• _SHORT EXERCISE_
Copy the records below exactly, omitting any pictures they contain.

• _Source code of charts_
::::

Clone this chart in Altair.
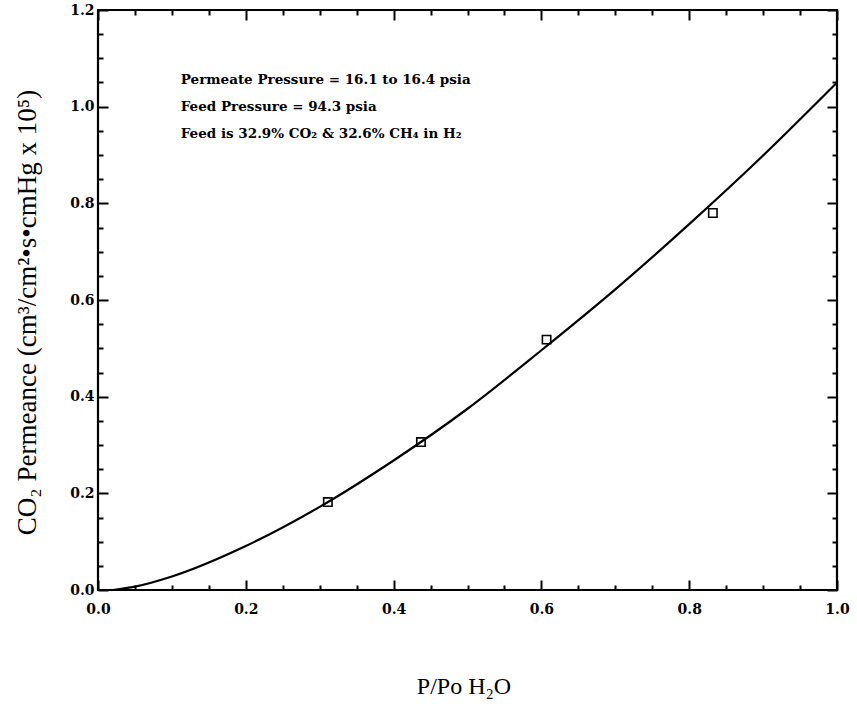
import altair as alt
import pandas as pd

# Measured CO2 permeance vs. water vapour activity
point_x = [0.311, 0.437, 0.607, 0.832]
point_y = [0.182, 0.306, 0.518, 0.780]

# Fitted trend line
curve_x = [0.02, 0.05, 0.1, 0.2, 0.3, 0.4, 0.5, 0.6, 0.7, 0.8, 0.9, 1.0]
curve_y = [0.0, 0.007, 0.028, 0.091, 0.172, 0.268, 0.375, 0.496, 0.622, 0.757, 0.899, 1.05]

# Test conditions printed inside the plot
notes = [
    "Permeate Pressure = 16.1 to 16.4 psia",
    "Feed Pressure = 94.3 psia",
    "Feed is 32.9% CO₂ & 32.6% CH₄ in H₂",
]
note_x = [0.112, 0.112, 0.112]
note_y = [1.055, 1.0, 0.943]

x_major = [0.0, 0.2, 0.4, 0.6, 0.8, 1.0]
x_minor = [0.05, 0.1, 0.15, 0.25, 0.3, 0.35, 0.45, 0.5, 0.55, 0.65, 0.7, 0.75, 0.85, 0.9, 0.95]
y_major = [0.0, 0.2, 0.4, 0.6, 0.8, 1.0, 1.2]
y_minor = [0.05, 0.1, 0.15, 0.25, 0.3, 0.35, 0.45, 0.5, 0.55, 0.65, 0.7, 0.75,
           0.85, 0.9, 0.95, 1.05, 1.1, 1.15]

W, H = 739, 580
SERIF = "Liberation Serif"
BOLD = "DejaVu Serif"

points = pd.DataFrame({"x": point_x, "y": point_y})
curve = pd.DataFrame({"x": curve_x, "y": curve_y})
note_df = pd.DataFrame({"x": note_x, "y": note_y, "t": notes})

xs = alt.Scale(domain=[0, 1], nice=False, zero=False)
ys = alt.Scale(domain=[0, 1.2], nice=False, zero=False)


def tick_axis(orient, offset, values, size):
    return alt.Axis(orient=orient, offset=offset, values=values, labels=False,
                    domain=False, grid=False, ticks=True, tickSize=size,
                    tickWidth=2, tickColor="black", title=None)


# Main layer: curve, with the labelled bottom and left axes
line = alt.Chart(curve).mark_line(color="black", strokeWidth=2.2, interpolate="monotone").encode(
    x=alt.X("x:Q", scale=xs, axis=alt.Axis(
        orient="bottom", values=x_major, format=".1f", domain=False, ticks=False,
        grid=False, labelPadding=12, labelFlush=False, labelFont=BOLD,
        labelFontWeight="bold", labelFontSize=14, labelColor="black",
        title="P/Po H₂O", titleFont=SERIF, titleFontWeight="normal",
        titleFontSize=24, titleColor="black", titleX=W / 2 - 4, titleY=84,
        titleBaseline="top")),
    y=alt.Y("y:Q", scale=ys, axis=alt.Axis(
        orient="left", values=y_major, format=".1f", domain=False, ticks=False,
        grid=False, labelPadding=4, labelFlush=False, labelFont=BOLD,
        labelFontWeight="bold", labelFontSize=14, labelColor="black",
        title="CO₂ Permeance (cm³/cm²•s•cmHg x 10⁵)", titleFont=SERIF,
        titleFontWeight="normal", titleFontSize=27, titleColor="black",
        titleX=-57, titleY=302, titleAngle=-90, titleBaseline="bottom")),
)

# Data points: open squares; carry the inward major ticks on bottom/left edges
pts = alt.Chart(points).mark_point(shape="square", filled=False, color="black",
                                   size=70, strokeWidth=1.6, opacity=1).encode(
    x=alt.X("x:Q", scale=xs, axis=tick_axis("top", -H, x_major, 10)),
    y=alt.Y("y:Q", scale=ys, axis=tick_axis("right", -W, y_major, 10)),
)


def ghost(xaxis, yaxis):
    return alt.Chart(points).mark_point(opacity=0).encode(
        x=alt.X("x:Q", scale=xs, axis=xaxis),
        y=alt.Y("y:Q", scale=ys, axis=yaxis),
    )


minor_in = ghost(tick_axis("top", -H, x_minor, 5), tick_axis("right", -W, y_minor, 5))
major_far = ghost(tick_axis("bottom", -H, x_major, 10), tick_axis("left", -W, y_major, 10))
minor_far = ghost(tick_axis("bottom", -H, x_minor, 5), tick_axis("left", -W, y_minor, 5))

text = alt.Chart(note_df).mark_text(align="left", baseline="middle", font=BOLD,
                                    fontWeight="bold", fontSize=13.5, color="black").encode(
    x=alt.X("x:Q", scale=xs, axis=None),
    y=alt.Y("y:Q", scale=ys, axis=None),
    text="t:N",
)

chart = alt.layer(line, pts, minor_in, major_far, minor_far, text).resolve_axis(
    x="independent", y="independent"
).properties(
    width=W, height=H, autosize="none",
    padding={"left": 98, "top": 10, "right": 20, "bottom": 114},
    background="white",
).configure_view(stroke="black", strokeWidth=2.2)

chart.save("out.html", embed_options={"renderer": "svg", "actions": False})
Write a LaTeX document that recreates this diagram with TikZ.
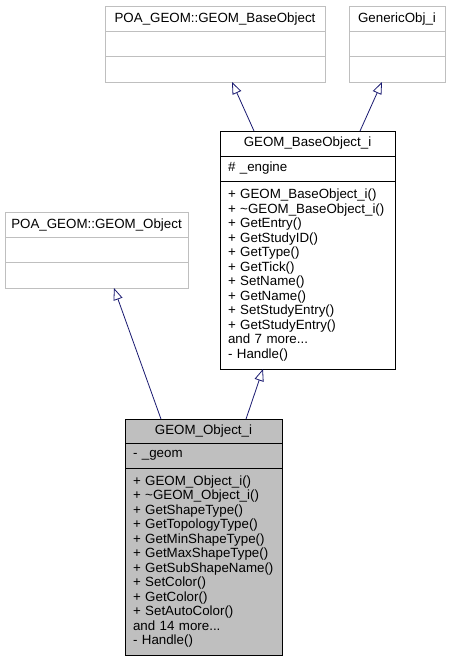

::::

• _SOLUTION TO THIS PROBLEM_
Clone this chart in Altair.
import altair as alt
import pandas as pd

# Measured CO2 permeance vs. water vapour activity
point_x = [0.311, 0.437, 0.607, 0.832]
point_y = [0.182, 0.306, 0.518, 0.780]

# Fitted trend line
curve_x = [0.02, 0.05, 0.1, 0.2, 0.3, 0.4, 0.5, 0.6, 0.7, 0.8, 0.9, 1.0]
curve_y = [0.0, 0.007, 0.028, 0.091, 0.172, 0.268, 0.375, 0.496, 0.622, 0.757, 0.899, 1.05]

# Test conditions printed inside the plot
notes = [
    "Permeate Pressure = 16.1 to 16.4 psia",
    "Feed Pressure = 94.3 psia",
    "Feed is 32.9% CO₂ & 32.6% CH₄ in H₂",
]
note_x = [0.112, 0.112, 0.112]
note_y = [1.055, 1.0, 0.943]

x_major = [0.0, 0.2, 0.4, 0.6, 0.8, 1.0]
x_minor = [0.05, 0.1, 0.15, 0.25, 0.3, 0.35, 0.45, 0.5, 0.55, 0.65, 0.7, 0.75, 0.85, 0.9, 0.95]
y_major = [0.0, 0.2, 0.4, 0.6, 0.8, 1.0, 1.2]
y_minor = [0.05, 0.1, 0.15, 0.25, 0.3, 0.35, 0.45, 0.5, 0.55, 0.65, 0.7, 0.75,
           0.85, 0.9, 0.95, 1.05, 1.1, 1.15]

W, H = 739, 580
SERIF = "Liberation Serif"
BOLD = "DejaVu Serif"

points = pd.DataFrame({"x": point_x, "y": point_y})
curve = pd.DataFrame({"x": curve_x, "y": curve_y})
note_df = pd.DataFrame({"x": note_x, "y": note_y, "t": notes})

xs = alt.Scale(domain=[0, 1], nice=False, zero=False)
ys = alt.Scale(domain=[0, 1.2], nice=False, zero=False)


def tick_axis(orient, offset, values, size):
    return alt.Axis(orient=orient, offset=offset, values=values, labels=False,
                    domain=False, grid=False, ticks=True, tickSize=size,
                    tickWidth=2, tickColor="black", title=None)


# Main layer: curve, with the labelled bottom and left axes
line = alt.Chart(curve).mark_line(color="black", strokeWidth=2.2, interpolate="monotone").encode(
    x=alt.X("x:Q", scale=xs, axis=alt.Axis(
        orient="bottom", values=x_major, format=".1f", domain=False, ticks=False,
        grid=False, labelPadding=12, labelFlush=False, labelFont=BOLD,
        labelFontWeight="bold", labelFontSize=14, labelColor="black",
        title="P/Po H₂O", titleFont=SERIF, titleFontWeight="normal",
        titleFontSize=24, titleColor="black", titleX=W / 2 - 4, titleY=84,
        titleBaseline="top")),
    y=alt.Y("y:Q", scale=ys, axis=alt.Axis(
        orient="left", values=y_major, format=".1f", domain=False, ticks=False,
        grid=False, labelPadding=4, labelFlush=False, labelFont=BOLD,
        labelFontWeight="bold", labelFontSize=14, labelColor="black",
        title="CO₂ Permeance (cm³/cm²•s•cmHg x 10⁵)", titleFont=SERIF,
        titleFontWeight="normal", titleFontSize=27, titleColor="black",
        titleX=-57, titleY=302, titleAngle=-90, titleBaseline="bottom")),
)

# Data points: open squares; carry the inward major ticks on bottom/left edges
pts = alt.Chart(points).mark_point(shape="square", filled=False, color="black",
                                   size=70, strokeWidth=1.6, opacity=1).encode(
    x=alt.X("x:Q", scale=xs, axis=tick_axis("top", -H, x_major, 10)),
    y=alt.Y("y:Q", scale=ys, axis=tick_axis("right", -W, y_major, 10)),
)


def ghost(xaxis, yaxis):
    return alt.Chart(points).mark_point(opacity=0).encode(
        x=alt.X("x:Q", scale=xs, axis=xaxis),
        y=alt.Y("y:Q", scale=ys, axis=yaxis),
    )


minor_in = ghost(tick_axis("top", -H, x_minor, 5), tick_axis("right", -W, y_minor, 5))
major_far = ghost(tick_axis("bottom", -H, x_major, 10), tick_axis("left", -W, y_major, 10))
minor_far = ghost(tick_axis("bottom", -H, x_minor, 5), tick_axis("left", -W, y_minor, 5))

text = alt.Chart(note_df).mark_text(align="left", baseline="middle", font=BOLD,
                                    fontWeight="bold", fontSize=13.5, color="black").encode(
    x=alt.X("x:Q", scale=xs, axis=None),
    y=alt.Y("y:Q", scale=ys, axis=None),
    text="t:N",
)

chart = alt.layer(line, pts, minor_in, major_far, minor_far, text).resolve_axis(
    x="independent", y="independent"
).properties(
    width=W, height=H, autosize="none",
    padding={"left": 98, "top": 10, "right": 20, "bottom": 114},
    background="white",
).configure_view(stroke="black", strokeWidth=2.2)

chart.save("out.html", embed_options={"renderer": "svg", "actions": False})
Write a LaTeX document that recreates this diagram with TikZ.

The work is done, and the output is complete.